Hold on tight !!!!!!!!

Scott


----------



## specslayer (Oct 9, 2007)

go down to the pass and paddle out a bonito or a spanish or ladyfish or you can just throw them off the pier there if its an outgoing tide. i use 180lb seven strand with a decent j hook just because i like jacking them up...biggest thing keep your drag light at first and when it starts going off freespool and let him eat it then commence jacking or if your using a circle hook just tighten up the drag and start reeling like mad.....goodl luck


----------



## captainblack (Jul 4, 2010)

i suggest circle hook, ive been using 220# seven strand, 4ft of it connected to an 8/0 circle hook, leave my drag on but pretty light so that when it takes it line is allowed out somewhat freely but enough tension that if it inhales and runs quickly which has happened a few times it pretty much sets the hook for me and all i have to do is pause a second then tighten up drag a bit and reel a good bit of tension to set it a little deeper


----------



## karma (Oct 26, 2007)

have alot of line on a good bottom rod! You need to try to get the baits in the 30-and 50 feet range for the best bite.. I would suggest this set up if you have a kayak to deploy it..

Add a break away weight on the set up.. A BIG shark bait needs a lot of LEAD to stay in place (hotzone).. This of course if you want to target BIG sharks.. If you want to catch little four footers.. go fish with a piece of menhaden

the weight can be a lot of things.. a coffee can filled with concrete.. several bricks tied together.. etc.. The idea is to have the weight drop first.. kinda like a 2 drop rig etc... So yeah.. you take your weight and tie it to your steel cable so the weight will break off once you get a good strike! You tie with a really light mono that will break once stretched..

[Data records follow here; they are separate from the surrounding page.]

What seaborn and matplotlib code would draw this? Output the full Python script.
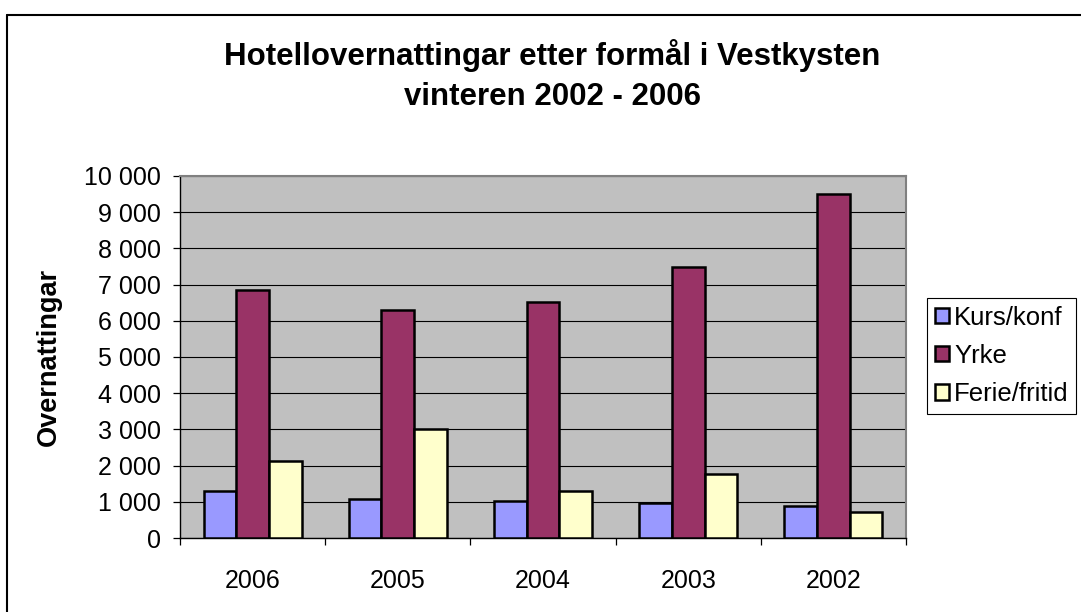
import matplotlib
matplotlib.use("Agg")
import matplotlib.pyplot as plt
import seaborn as sns
import pandas as pd
from matplotlib.lines import Line2D
from matplotlib.ticker import FuncFormatter, FixedLocator

years = ["2006", "2005", "2004", "2003", "2002"]
kurs_konf = [1310, 1090, 1030, 980, 880]
yrke = [6840, 6310, 6520, 7480, 9490]
ferie_fritid = [2120, 3020, 1310, 1770, 720]
series_names = ["Kurs/konf", "Yrke", "Ferie/fritid"]
colors = ["#9999FF", "#993366", "#FFFFCC"]

rows = []
for name, vals in zip(series_names, [kurs_konf, yrke, ferie_fritid]):
    for y, v in zip(years, vals):
        rows.append({"year": y, "value": v, "type": name})
df = pd.DataFrame(rows)

sns.set_style("white")
plt.rcParams["font.family"] = ["Liberation Sans", "DejaVu Sans"]
plt.rcParams["text.color"] = "black"
plt.rcParams["axes.labelcolor"] = "black"
plt.rcParams["xtick.color"] = "black"
plt.rcParams["ytick.color"] = "black"

W, H = 1081, 612
fig = plt.figure(figsize=(W / 100, H / 100), dpi=100)
ax = fig.add_axes([180 / W, 1 - 538 / H, 726 / W, 362 / H])

sns.barplot(data=df, x="year", y="value", hue="type", order=years,
            hue_order=series_names, palette=colors, width=0.675, gap=0,
            edgecolor="black", linewidth=1.8, saturation=1, ax=ax, zorder=3)

ax.set_facecolor("#C0C0C0")
ax.set_xlim(-0.5, 4.5)
ax.set_ylim(0, 10000)
ax.yaxis.set_major_locator(FixedLocator(list(range(0, 10001, 1000))))
ax.yaxis.set_major_formatter(FuncFormatter(lambda v, p: f"{int(v):,}".replace(",", " ")))
ax.grid(axis="y", color="black", linewidth=0.8, zorder=0)
ax.set_axisbelow(True)
ax.set_xlabel("")
ax.set_ylabel("Overnattingar", fontsize=19.5, fontweight="bold", labelpad=16)

ax.tick_params(axis="y", which="major", direction="out", length=5, width=0.9,
               color="black", labelsize=18, pad=9, left=True, labelcolor="black")
ax.tick_params(axis="x", which="major", length=0, labelsize=18, pad=22,
               labelcolor="black")
ax.set_xticks([i + 0.5 for i in range(-1, 5)], minor=True)
ax.tick_params(axis="x", which="minor", direction="out", length=5, width=0.9,
               color="black", bottom=True)

for s in ["left", "bottom"]:
    ax.spines[s].set_color("black")
    ax.spines[s].set_linewidth(1.0)
for s in ["top", "right"]:
    ax.spines[s].set_color("#808080")
    ax.spines[s].set_linewidth(1.5)

handles, labels = ax.get_legend_handles_labels()
if ax.get_legend() is not None:
    ax.get_legend().remove()
leg = fig.legend(handles, labels, loc="upper left",
                 bbox_to_anchor=(927 / W, 1 - 298 / H), frameon=True,
                 fancybox=False, edgecolor="black", framealpha=1,
                 fontsize=18.5, handlelength=0.55, handleheight=0.55,
                 handletextpad=0.2, labelspacing=0.55, borderpad=0.3,
                 borderaxespad=0)
leg.get_frame().set_linewidth(0.8)
for t in leg.get_texts():
    t.set_color("black")

fig.text(552 / W, 1 - 55 / H, "Hotellovernattingar etter formål i Vestkysten",
         ha="center", va="center", fontsize=22.5, fontweight="bold")
fig.text(552 / W, 1 - 97 / H, "vinteren 2002 - 2006",
         ha="center", va="center", fontsize=22.5, fontweight="bold")

fig.add_artist(Line2D([7.5 / W, 1.0], [1 - 14.5 / H, 1 - 14.5 / H],
                      color="black", linewidth=1.5, transform=fig.transFigure))
fig.add_artist(Line2D([7.5 / W, 7.5 / W], [0.0, 1 - 14.5 / H],
                      color="black", linewidth=1.5, transform=fig.transFigure))

fig.savefig("out.png", dpi=100, facecolor="white")
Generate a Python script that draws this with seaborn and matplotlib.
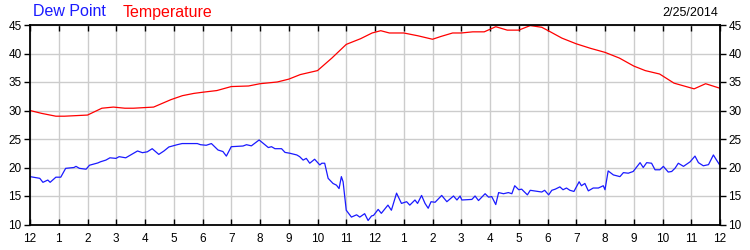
import matplotlib
matplotlib.use("Agg")
import matplotlib.pyplot as plt
import seaborn as sns
import pandas as pd

# ---- data ----
temp_hours = [0, 0.4, 0.9, 1.2, 2.0, 2.5, 2.9, 3.3, 3.6, 4.3, 4.9, 5.3, 5.7, 6.0, 6.5, 7.0, 7.6,
              8.0, 8.6, 9.0, 9.4, 10.0, 10.5, 11.0, 11.5, 11.9, 12.2, 12.5, 13.0, 13.5, 14.0, 14.3,
              14.7, 15.0, 15.4, 15.8, 16.2, 16.6, 17.0, 17.4, 17.8, 18.1, 18.5, 19.0, 19.5, 20.0,
              20.5, 21.0, 21.4, 21.9, 22.4, 23.1, 23.5, 24.0]
temperature = [30.0, 29.5, 29.0, 29.0, 29.2, 30.4, 30.6, 30.4, 30.4, 30.6, 31.9, 32.6, 33.0, 33.2,
               33.5, 34.2, 34.3, 34.7, 35.0, 35.5, 36.3, 37.0, 39.2, 41.6, 42.6, 43.6, 44.0, 43.6,
               43.6, 43.1, 42.5, 43.0, 43.6, 43.6, 43.8, 43.8, 44.7, 44.1, 44.1, 44.9, 44.6, 43.8,
               42.7, 41.7, 40.9, 40.2, 39.2, 37.8, 37.0, 36.4, 34.8, 33.8, 34.7, 33.9]

dew_hours = [0, 0.34, 0.45, 0.62, 0.7, 0.9, 1.07, 1.24, 1.53, 1.6, 1.72, 1.95, 2.07, 2.36, 2.45,
             2.64, 2.78, 2.99, 3.1, 3.33, 3.5, 3.74, 3.91, 4.08, 4.25, 4.48, 4.66, 4.83, 5.12, 5.29,
             5.53, 5.82, 5.93, 6.13, 6.31, 6.54, 6.71, 6.83, 7.0, 7.41, 7.53, 7.7, 7.97, 8.29, 8.4,
             8.52, 8.75, 8.87, 9.04, 9.28, 9.38, 9.5, 9.61, 9.73, 9.9, 10.08, 10.15, 10.25, 10.37,
             10.54, 10.66, 10.75, 10.83, 10.89, 11.0, 11.18, 11.36, 11.47, 11.64, 11.76, 11.88,
             11.95, 12.11, 12.22, 12.45, 12.57, 12.75, 12.92, 13.1, 13.21, 13.39, 13.48, 13.62,
             13.74, 13.85, 13.95, 14.09, 14.32, 14.5, 14.73, 14.85, 14.96, 15.02, 15.37, 15.48,
             15.6, 15.83, 15.95, 16.06, 16.2, 16.3, 16.47, 16.64, 16.76, 16.86, 17.0, 17.1, 17.3,
             17.4, 17.8, 17.9, 18.04, 18.15, 18.27, 18.43, 18.54, 18.66, 18.78, 18.92, 19.1,
             19.18, 19.3, 19.42, 19.59, 19.77, 19.94, 20.0, 20.11, 20.29, 20.52, 20.64, 20.81,
             20.98, 21.22, 21.33, 21.45, 21.62, 21.74, 21.91, 22.03, 22.2, 22.32, 22.44, 22.55,
             22.73, 22.96, 23.13, 23.25, 23.42, 23.6, 23.77, 23.88, 23.99]
dew_point = [18.4, 18.1, 17.4, 17.8, 17.4, 18.3, 18.3, 19.85, 20.0, 20.2, 19.85, 19.7, 20.4, 20.8,
             21.0, 21.3, 21.7, 21.6, 21.9, 21.7, 22.2, 22.9, 22.6, 22.75, 23.3, 22.3, 22.9, 23.6,
             24.0, 24.2, 24.2, 24.2, 24.0, 23.9, 24.2, 23.07, 22.8, 22.0, 23.65, 23.77, 24.0, 23.8,
             24.83, 23.5, 23.65, 23.3, 23.3, 22.65, 22.5, 22.2, 21.9, 21.3, 21.6, 20.75, 21.45,
             20.45, 20.75, 20.75, 18.1, 17.2, 16.9, 16.3, 18.4, 17.5, 12.5, 11.3, 11.7, 11.3, 11.9,
             10.7, 11.5, 11.6, 12.65, 11.96, 13.4, 12.5, 15.5, 13.7, 14.0, 13.4, 14.3, 13.7, 15.1,
             13.7, 12.85, 14.0, 13.9, 15.1, 14.0, 15.0, 14.3, 15.0, 14.3, 14.4, 15.0, 14.2, 15.4,
             14.8, 14.9, 13.5, 15.6, 15.4, 15.6, 15.4, 16.8, 16.1, 16.2, 15.2, 16.0, 15.7, 16.0,
             15.2, 16.0, 16.2, 16.6, 16.1, 16.4, 16.0, 15.8, 17.5, 16.8, 17.2, 15.9, 16.4, 16.4,
             16.8, 16.1, 19.4, 18.7, 18.4, 19.1, 19.0, 19.3, 20.85, 20.0, 20.85, 20.75, 19.6, 19.6,
             20.2, 19.2, 19.3, 19.9, 20.75, 20.2, 21.0, 22.0, 20.85, 20.3, 20.5, 22.2, 21.3, 20.45]

x_ticks = list(range(0, 25))
x_tick_labels = ["12"] + [str(h) for h in range(1, 12)] + ["12"] + [str(h) for h in range(1, 12)] + ["12"]
y_ticks = [10, 15, 20, 25, 30, 35, 40, 45]
series_names = ["Dew Point", "Temperature"]
date_label = "2/25/2014"

# ---- plot ----
sns.set_theme(style="white")
plt.rcParams["font.family"] = ["Liberation Sans", "DejaVu Sans"]

fig = plt.figure(figsize=(7.5, 2.5), dpi=100)
ax = fig.add_axes([30 / 750, 1 - 224.5 / 250, 690 / 750, 199.5 / 250])

df_t = pd.DataFrame({"hour": temp_hours, "value": temperature})
df_d = pd.DataFrame({"hour": dew_hours, "value": dew_point})
sns.lineplot(data=df_t, x="hour", y="value", ax=ax, color="#ff0000", linewidth=0.9,
             estimator=None, sort=False)
sns.lineplot(data=df_d, x="hour", y="value", ax=ax, color="#1a1aff", linewidth=0.9,
             estimator=None, sort=False)

ax.set_xlim(0, 24)
ax.set_ylim(10, 45)
ax.set_xticks(x_ticks)
ax.set_xticklabels(x_tick_labels)
ax.set_yticks(y_ticks)
ax.set_xlabel("")
ax.set_ylabel("")
ax.grid(True, color="#cccccc", linewidth=1.0)
ax.set_axisbelow(True)
for s in ax.spines.values():
    s.set_color("black")
    s.set_linewidth(1.3)
    s.set_visible(True)
ax.tick_params(axis="x", direction="in", top=True, bottom=True, length=4, width=1,
               colors="black", labelsize=8.5, pad=6)
ax.tick_params(axis="y", direction="out", left=True, right=True, labelleft=True,
               labelright=True, length=4, width=1, colors="black", labelsize=8.5, pad=2)

fig.text(33 / 750, 1 - 12 / 250, series_names[0], color="#1a1aff", fontsize=11.5, va="center", ha="left")
fig.text(123 / 750, 1 - 12 / 250, series_names[1], color="#ff0000", fontsize=11.5, va="center", ha="left")
fig.text(718 / 750, 1 - 13 / 250, date_label, color="black", fontsize=9, va="center", ha="right")

fig.savefig("out.png", dpi=100, facecolor="white")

the theory is once you get the strike you will be fighting the fish only and not one to two pound lead.. A lot more enjoyable..


----------



## Mike aka FishWerks (Oct 22, 2007)

Go to the point, N side where the shore juts out towards NAS, you'll have a slight cove on your right side (facing NAS/bay). Fishing from where the shoreline juts out (facing N), there is a hole approximately 100 feet off the shore line that's about 60'. This hole has been a winner for us many times. 
And welcome to the forum.


----------



## Nopierpressure (Jul 27, 2010)

southern spirit said:


> Heading out to do some shark fishing by boat off Ft Pickens near the pass. Any tips?!


 
I had the same question!
We are heading out in the AM.... thanks for all the tips guys! Will post a report and some pix if it all goes good!! :thumbup:


----------



## Nopierpressure (Jul 27, 2010)

Back home FINALLY!!! anything that could go wrong did!! lol Still had a good time and met another member of the forum! You know what they say.... "A bad day of fishing....."


----------